===== Extracted records =====

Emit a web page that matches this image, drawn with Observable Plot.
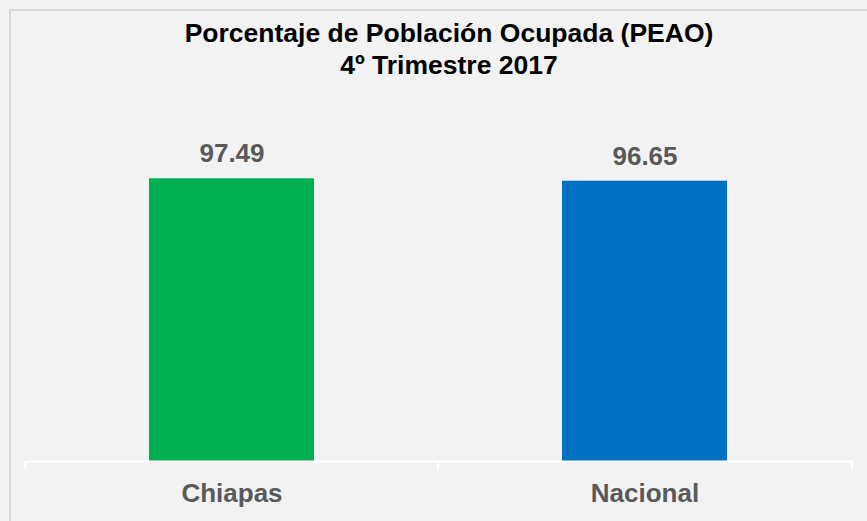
<!DOCTYPE html>
<html>
<head>
<meta charset="utf-8">
<script src="https://cdn.jsdelivr.net/npm/d3@7"></script>
<script src="https://cdn.jsdelivr.net/npm/@observablehq/plot@0.6"></script>
<style>
  html, body { margin: 0; padding: 0; background: #f2f2f2; }
  #chart {
    position: relative; width: 867px; height: 521px; overflow: hidden;
    background: #f2f2f2; font-family: "Liberation Sans", Arial, sans-serif;
  }
  #frame {
    position: absolute; left: 9px; top: 9px; width: 900px; height: 600px;
    border-top: 2px solid #d9d9d9; border-left: 2px solid #d9d9d9;
    pointer-events: none;
  }
  #title {
    position: relative; height: 100px; box-sizing: border-box;
    margin-left: 10px; width: 878px; padding-top: 17px;
    text-align: center; font-weight: bold; font-size: 26.5px; line-height: 32px; color: #000;
  }
  #plot { position: relative; }
</style>
</head>
<body>
<div id="chart">
  <div id="frame"></div>
  <div id="title">Porcentaje de Población Ocupada (PEAO)<br>4º Trimestre 2017</div>
  <div id="plot"></div>
</div>
<script>
const categories = ["Chiapas", "Nacional"];
const values = [97.49, 96.65];
const colors = ["#00b050", "#0070c0"];

const data = categories.map((c, i) => ({cat: c, value: values[i]}));

const W = 867, H = 421, mL = 25, mR = 15;
const step = (W - mL - mR) / categories.length;

const chart = Plot.plot({
  width: W,
  height: H,
  marginLeft: mL,
  marginRight: mR,
  marginTop: 71,
  marginBottom: 60,
  style: {background: "transparent", overflow: "visible", fontFamily: "'Liberation Sans', Arial, sans-serif"},
  x: {domain: categories, paddingInner: 0.6, paddingOuter: 0.3, axis: null},
  y: {domain: [0, 100], axis: null},
  color: {domain: categories, range: colors},
  marks: [
    Plot.barY(data, {x: "cat", y: "value", fill: "cat"}),
    Plot.ruleY([0], {stroke: "white", strokeWidth: 2}),
    Plot.ruleX(categories, {x: d => d, dx: -step / 2, y1: () => 0, y2: () => 0, insetBottom: -8, stroke: "white", strokeWidth: 2}),
    Plot.ruleX([categories[categories.length - 1]], {x: d => d, dx: step / 2, y1: () => 0, y2: () => 0, insetBottom: -8, stroke: "white", strokeWidth: 2}),
    Plot.text(data, {x: "cat", y: "value", text: d => d.value.toFixed(2), dy: -25, fontSize: 26, fontWeight: "bold", fill: "#595959"}),
    Plot.axisX({tickSize: 0, tickPadding: 22, fontSize: 26, fontWeight: "bold", color: "#595959", label: null})
  ]
});
document.getElementById("plot").appendChild(chart);
</script>
</body>
</html>
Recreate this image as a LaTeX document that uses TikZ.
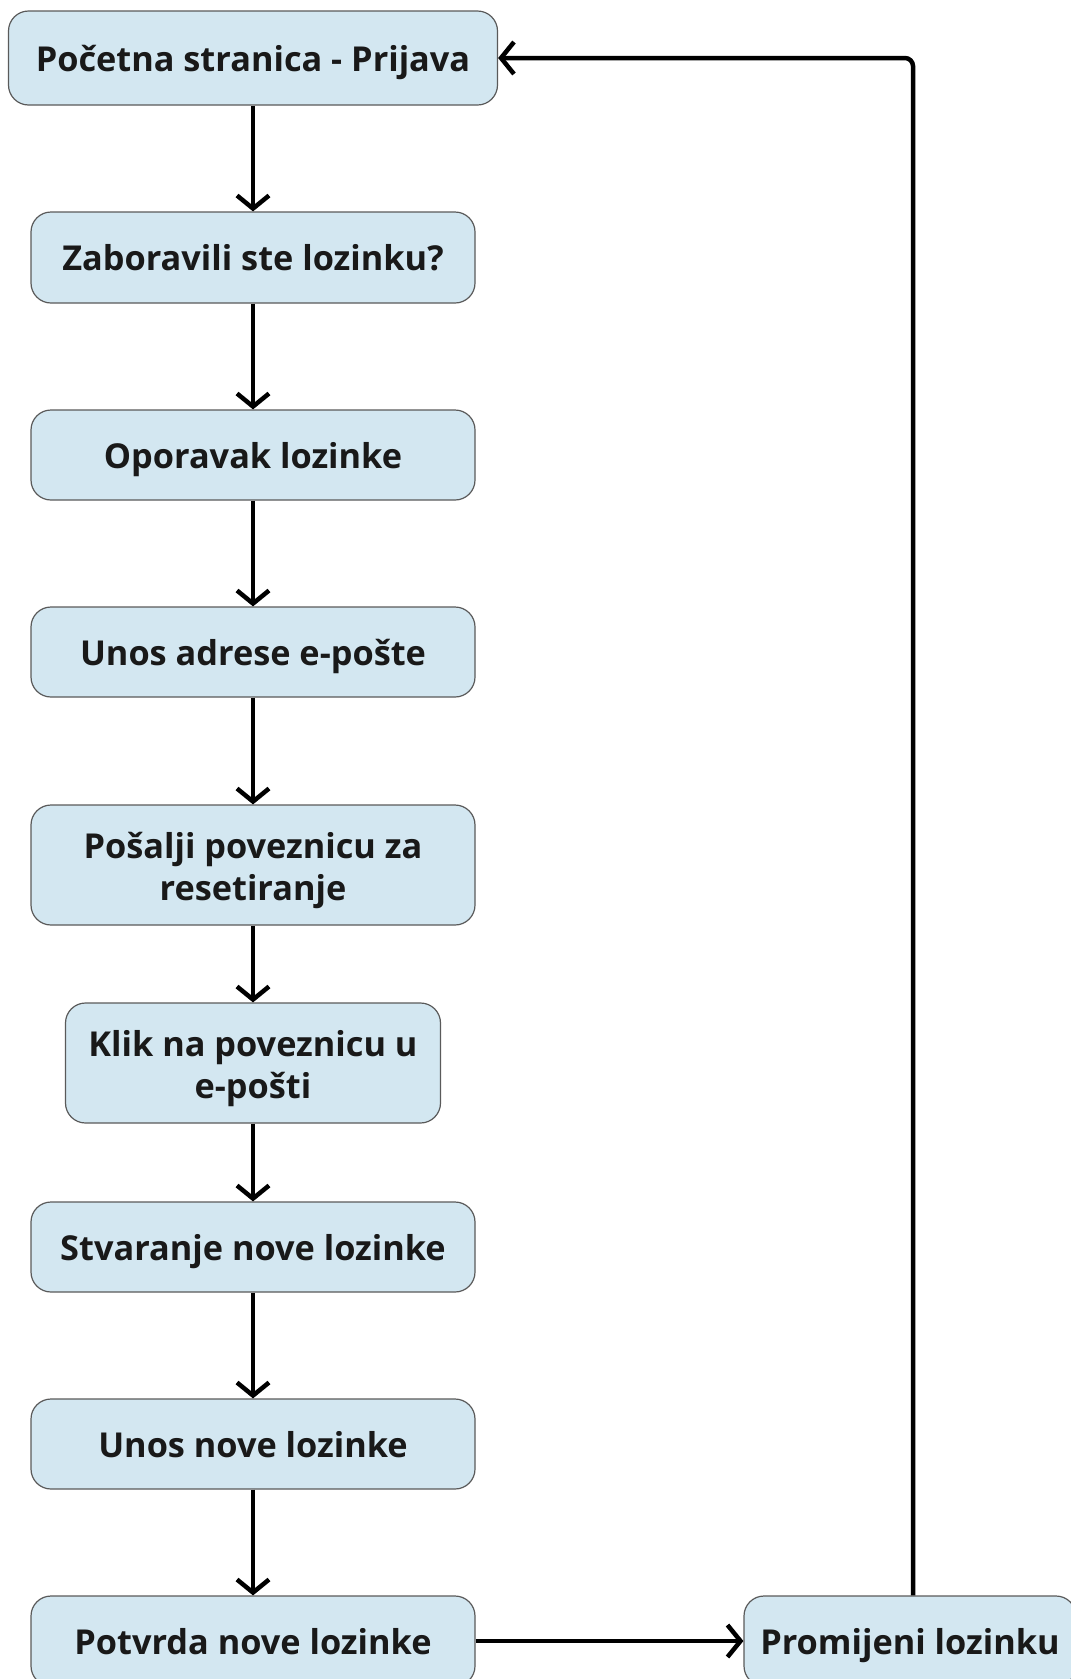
\documentclass[tikz,border=0pt]{standalone}
\usepackage{fontspec}
\setmainfont{Open Sans}
\usetikzlibrary{arrows.meta,calc}
\definecolor{boxfill}{HTML}{D3E7F1}
\definecolor{boxline}{HTML}{5A5A5A}
\tikzset{
  box/.style={draw=boxline, line width=1.2pt, fill=boxfill, rounded corners=20pt,
    inner sep=0pt, align=center, font=\fontsize{34.3}{42}\selectfont\bfseries, text=black!90},
  one/.style={text height=32pt, text depth=6pt},
  two/.style={text height=78pt, text depth=8pt},
  flow/.style={line width=4.5pt, -{Straight Barb[length=13pt,width=32pt,line width=4.5pt]}},
}
\begin{document}
\begin{tikzpicture}[x=1pt,y=-1pt]
\useasboundingbox (0,0) rectangle (1071,1679);
\node[box, one, minimum width=489pt, minimum height=94pt] (b1) at (253,58) {Početna stranica - Prijava};
\node[box, one, minimum width=444pt, minimum height=91pt] (b2) at (253,257.5) {Zaboravili ste lozinku?};
\node[box, one, minimum width=444pt, minimum height=90pt] (b3) at (253,455) {Oporavak lozinke};
\node[box, one, minimum width=444pt, minimum height=90pt] (b4) at (253,652) {Unos adrese e-pošte};
\node[box, two, minimum width=444pt, minimum height=120pt] (b5) at (253,865) {Pošalji poveznicu za\\resetiranje};
\node[box, two, minimum width=375pt, minimum height=120pt] (b6) at (253,1063) {Klik na poveznicu u\\e-pošti};
\node[box, one, minimum width=444pt, minimum height=90pt] (b7) at (253,1247) {Stvaranje nove lozinke};
\node[box, one, minimum width=444pt, minimum height=90pt] (b8) at (253,1444) {Unos nove lozinke};
\node[box, one, minimum width=444pt, minimum height=90pt] (b9) at (253,1641) {Potvrda nove lozinke};
\node[box, one, minimum width=332pt, minimum height=90pt] (b10) at (910,1641) {Promijeni lozinku};
\foreach \a/\b in {b1/b2,b2/b3,b3/b4,b4/b5,b5/b6,b6/b7,b7/b8,b8/b9}{
  \draw[flow] (\a.south) -- (\b.north);
}
\draw[flow] (b9.east) -- (b10.west);
\draw[flow, rounded corners=8pt] ($(b10.north)+(3,0)$) |- (b1.east);
\end{tikzpicture}
\end{document}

=====

> _Exercise description_: Extract, word for word, each line from the top of the data down to and including the line with "const step = (W"; skip the pictures.

> _Result_:
Emit a web page that matches this image, drawn with Observable Plot.
<!DOCTYPE html>
<html>
<head>
<meta charset="utf-8">
<script src="https://cdn.jsdelivr.net/npm/d3@7"></script>
<script src="https://cdn.jsdelivr.net/npm/@observablehq/plot@0.6"></script>
<style>
  html, body { margin: 0; padding: 0; background: #f2f2f2; }
  #chart {
    position: relative; width: 867px; height: 521px; overflow: hidden;
    background: #f2f2f2; font-family: "Liberation Sans", Arial, sans-serif;
  }
  #frame {
    position: absolute; left: 9px; top: 9px; width: 900px; height: 600px;
    border-top: 2px solid #d9d9d9; border-left: 2px solid #d9d9d9;
    pointer-events: none;
  }
  #title {
    position: relative; height: 100px; box-sizing: border-box;
    margin-left: 10px; width: 878px; padding-top: 17px;
    text-align: center; font-weight: bold; font-size: 26.5px; line-height: 32px; color: #000;
  }
  #plot { position: relative; }
</style>
</head>
<body>
<div id="chart">
  <div id="frame"></div>
  <div id="title">Porcentaje de Población Ocupada (PEAO)<br>4º Trimestre 2017</div>
  <div id="plot"></div>
</div>
<script>
const categories = ["Chiapas", "Nacional"];
const values = [97.49, 96.65];
const colors = ["#00b050", "#0070c0"];

const data = categories.map((c, i) => ({cat: c, value: values[i]}));

const W = 867, H = 421, mL = 25, mR = 15;
const step = (W - mL - mR) / categories.length;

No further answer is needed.